▸ PROBLEM DETAILS: Copy, exactly and only, the lines from the one with "Write the TikZ code for this diagram." up to and including the one with "(hdr) at (504.5,38)", leaving pictures out.

▸ INPUT:
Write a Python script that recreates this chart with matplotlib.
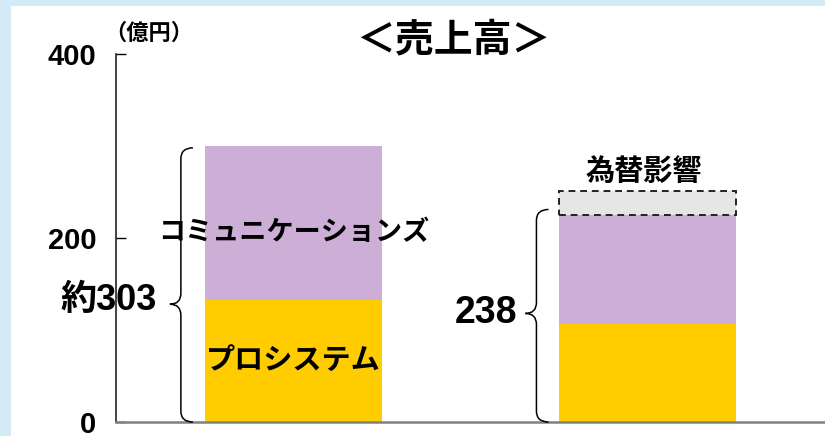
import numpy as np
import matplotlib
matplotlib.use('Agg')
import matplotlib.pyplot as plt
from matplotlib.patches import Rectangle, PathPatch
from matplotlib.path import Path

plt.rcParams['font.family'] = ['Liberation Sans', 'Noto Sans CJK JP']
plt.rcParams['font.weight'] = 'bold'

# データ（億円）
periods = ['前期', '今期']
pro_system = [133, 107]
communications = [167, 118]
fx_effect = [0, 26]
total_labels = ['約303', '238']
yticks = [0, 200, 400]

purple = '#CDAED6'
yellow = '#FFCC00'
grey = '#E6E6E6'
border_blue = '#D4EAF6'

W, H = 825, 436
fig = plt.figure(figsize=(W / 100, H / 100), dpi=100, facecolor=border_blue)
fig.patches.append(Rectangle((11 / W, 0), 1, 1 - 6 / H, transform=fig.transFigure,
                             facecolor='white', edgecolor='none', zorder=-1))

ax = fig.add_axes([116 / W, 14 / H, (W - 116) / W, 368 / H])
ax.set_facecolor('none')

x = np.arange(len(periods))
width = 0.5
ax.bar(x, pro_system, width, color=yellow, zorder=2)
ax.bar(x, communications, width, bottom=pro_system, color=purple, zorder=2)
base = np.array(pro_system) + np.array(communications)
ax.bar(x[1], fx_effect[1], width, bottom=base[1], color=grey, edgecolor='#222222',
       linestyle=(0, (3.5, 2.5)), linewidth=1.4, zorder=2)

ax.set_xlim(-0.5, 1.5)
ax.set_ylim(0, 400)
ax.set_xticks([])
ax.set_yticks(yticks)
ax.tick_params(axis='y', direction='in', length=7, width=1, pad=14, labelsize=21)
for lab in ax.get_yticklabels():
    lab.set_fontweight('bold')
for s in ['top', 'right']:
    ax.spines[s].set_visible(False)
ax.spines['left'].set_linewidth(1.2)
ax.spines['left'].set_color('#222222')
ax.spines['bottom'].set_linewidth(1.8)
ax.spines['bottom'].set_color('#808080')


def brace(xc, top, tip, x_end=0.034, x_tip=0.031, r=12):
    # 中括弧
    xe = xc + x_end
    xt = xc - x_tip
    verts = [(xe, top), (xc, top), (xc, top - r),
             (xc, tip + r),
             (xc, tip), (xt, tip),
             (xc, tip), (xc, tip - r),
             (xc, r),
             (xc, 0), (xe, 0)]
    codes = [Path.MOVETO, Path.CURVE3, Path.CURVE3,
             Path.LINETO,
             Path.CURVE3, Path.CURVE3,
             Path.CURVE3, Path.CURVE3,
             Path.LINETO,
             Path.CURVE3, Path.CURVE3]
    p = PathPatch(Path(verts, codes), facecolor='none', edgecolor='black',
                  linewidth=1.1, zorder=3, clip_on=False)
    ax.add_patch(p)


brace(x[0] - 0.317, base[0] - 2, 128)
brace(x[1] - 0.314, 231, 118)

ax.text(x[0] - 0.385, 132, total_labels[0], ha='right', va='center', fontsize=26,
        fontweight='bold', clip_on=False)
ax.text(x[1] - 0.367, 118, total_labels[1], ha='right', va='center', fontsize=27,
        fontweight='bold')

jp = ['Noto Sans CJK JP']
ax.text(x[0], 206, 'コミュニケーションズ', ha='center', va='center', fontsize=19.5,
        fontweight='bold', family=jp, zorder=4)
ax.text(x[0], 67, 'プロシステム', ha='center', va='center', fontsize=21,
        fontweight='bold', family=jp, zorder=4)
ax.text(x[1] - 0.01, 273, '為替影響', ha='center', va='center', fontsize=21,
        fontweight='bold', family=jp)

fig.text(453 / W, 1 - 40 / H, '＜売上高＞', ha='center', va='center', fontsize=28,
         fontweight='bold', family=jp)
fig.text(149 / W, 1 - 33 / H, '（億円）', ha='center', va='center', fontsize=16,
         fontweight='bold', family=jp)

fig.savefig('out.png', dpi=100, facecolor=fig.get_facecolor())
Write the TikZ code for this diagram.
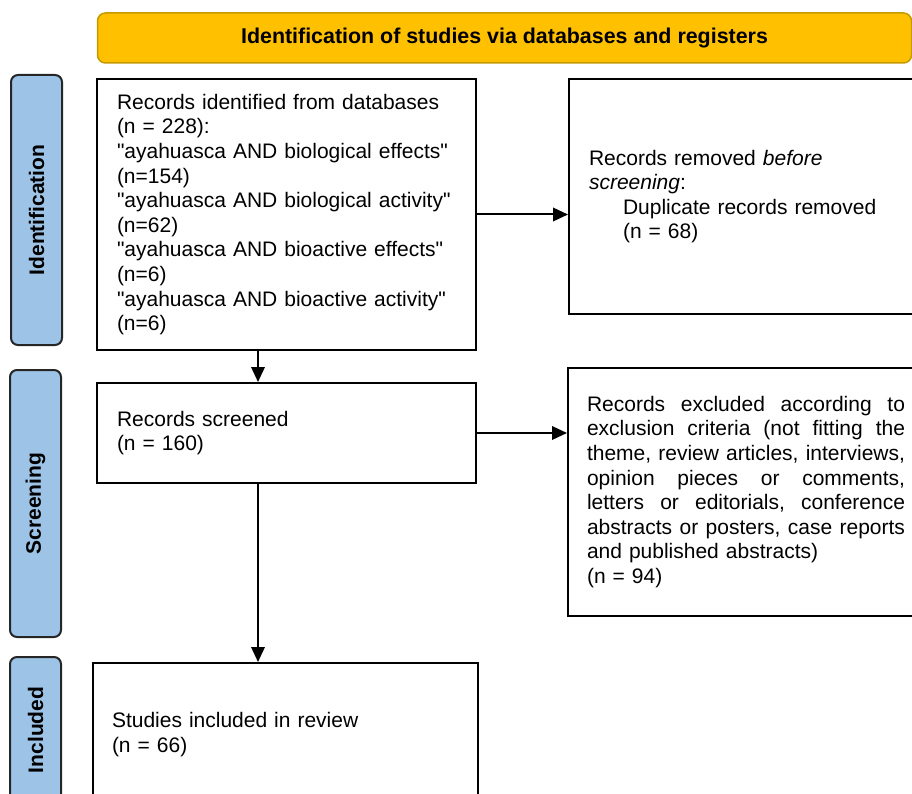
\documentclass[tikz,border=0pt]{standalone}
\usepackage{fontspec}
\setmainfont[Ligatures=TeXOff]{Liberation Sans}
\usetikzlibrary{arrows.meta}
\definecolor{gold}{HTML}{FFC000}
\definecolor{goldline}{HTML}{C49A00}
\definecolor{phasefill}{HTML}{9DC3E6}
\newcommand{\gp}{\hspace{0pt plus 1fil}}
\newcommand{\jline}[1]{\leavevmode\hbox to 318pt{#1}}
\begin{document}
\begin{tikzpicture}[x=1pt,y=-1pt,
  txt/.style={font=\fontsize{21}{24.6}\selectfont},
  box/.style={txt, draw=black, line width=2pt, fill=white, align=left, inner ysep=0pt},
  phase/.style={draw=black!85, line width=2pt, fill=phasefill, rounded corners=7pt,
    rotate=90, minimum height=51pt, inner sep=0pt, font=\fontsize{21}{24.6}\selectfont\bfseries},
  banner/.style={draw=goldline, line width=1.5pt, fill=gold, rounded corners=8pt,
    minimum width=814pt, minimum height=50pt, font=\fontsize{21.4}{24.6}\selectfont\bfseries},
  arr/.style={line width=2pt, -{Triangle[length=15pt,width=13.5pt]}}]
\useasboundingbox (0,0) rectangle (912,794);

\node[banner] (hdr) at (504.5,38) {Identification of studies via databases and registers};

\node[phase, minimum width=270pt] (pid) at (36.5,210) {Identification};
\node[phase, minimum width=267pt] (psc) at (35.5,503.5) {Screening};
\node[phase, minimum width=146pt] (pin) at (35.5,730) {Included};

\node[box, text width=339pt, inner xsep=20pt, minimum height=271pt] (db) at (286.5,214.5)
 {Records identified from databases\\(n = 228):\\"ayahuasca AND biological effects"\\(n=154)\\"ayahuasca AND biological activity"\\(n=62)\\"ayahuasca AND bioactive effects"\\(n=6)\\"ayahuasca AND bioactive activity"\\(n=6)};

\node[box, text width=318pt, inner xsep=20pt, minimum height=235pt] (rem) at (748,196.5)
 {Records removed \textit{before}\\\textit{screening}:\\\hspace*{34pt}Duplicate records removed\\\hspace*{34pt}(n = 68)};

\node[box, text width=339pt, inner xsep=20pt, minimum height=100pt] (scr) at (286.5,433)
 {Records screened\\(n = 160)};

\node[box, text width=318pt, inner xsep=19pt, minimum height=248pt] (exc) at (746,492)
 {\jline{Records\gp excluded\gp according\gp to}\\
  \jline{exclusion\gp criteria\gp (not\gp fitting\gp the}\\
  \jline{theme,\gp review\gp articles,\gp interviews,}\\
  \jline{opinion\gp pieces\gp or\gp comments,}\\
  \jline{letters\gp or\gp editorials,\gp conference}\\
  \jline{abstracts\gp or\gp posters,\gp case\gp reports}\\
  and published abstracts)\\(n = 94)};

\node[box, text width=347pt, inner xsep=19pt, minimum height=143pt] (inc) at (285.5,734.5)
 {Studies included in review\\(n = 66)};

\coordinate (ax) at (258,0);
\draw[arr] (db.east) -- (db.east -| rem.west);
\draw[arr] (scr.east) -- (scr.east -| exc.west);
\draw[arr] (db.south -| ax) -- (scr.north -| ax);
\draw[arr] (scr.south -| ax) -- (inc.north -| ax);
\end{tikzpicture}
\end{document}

▸ FULL ANSWER:
Write the TikZ code for this diagram.
\documentclass[tikz,border=0pt]{standalone}
\usepackage{fontspec}
\setmainfont[Ligatures=TeXOff]{Liberation Sans}
\usetikzlibrary{arrows.meta}
\definecolor{gold}{HTML}{FFC000}
\definecolor{goldline}{HTML}{C49A00}
\definecolor{phasefill}{HTML}{9DC3E6}
\newcommand{\gp}{\hspace{0pt plus 1fil}}
\newcommand{\jline}[1]{\leavevmode\hbox to 318pt{#1}}
\begin{document}
\begin{tikzpicture}[x=1pt,y=-1pt,
  txt/.style={font=\fontsize{21}{24.6}\selectfont},
  box/.style={txt, draw=black, line width=2pt, fill=white, align=left, inner ysep=0pt},
  phase/.style={draw=black!85, line width=2pt, fill=phasefill, rounded corners=7pt,
    rotate=90, minimum height=51pt, inner sep=0pt, font=\fontsize{21}{24.6}\selectfont\bfseries},
  banner/.style={draw=goldline, line width=1.5pt, fill=gold, rounded corners=8pt,
    minimum width=814pt, minimum height=50pt, font=\fontsize{21.4}{24.6}\selectfont\bfseries},
  arr/.style={line width=2pt, -{Triangle[length=15pt,width=13.5pt]}}]
\useasboundingbox (0,0) rectangle (912,794);

\node[banner] (hdr) at (504.5,38) {Identification of studies via databases and registers};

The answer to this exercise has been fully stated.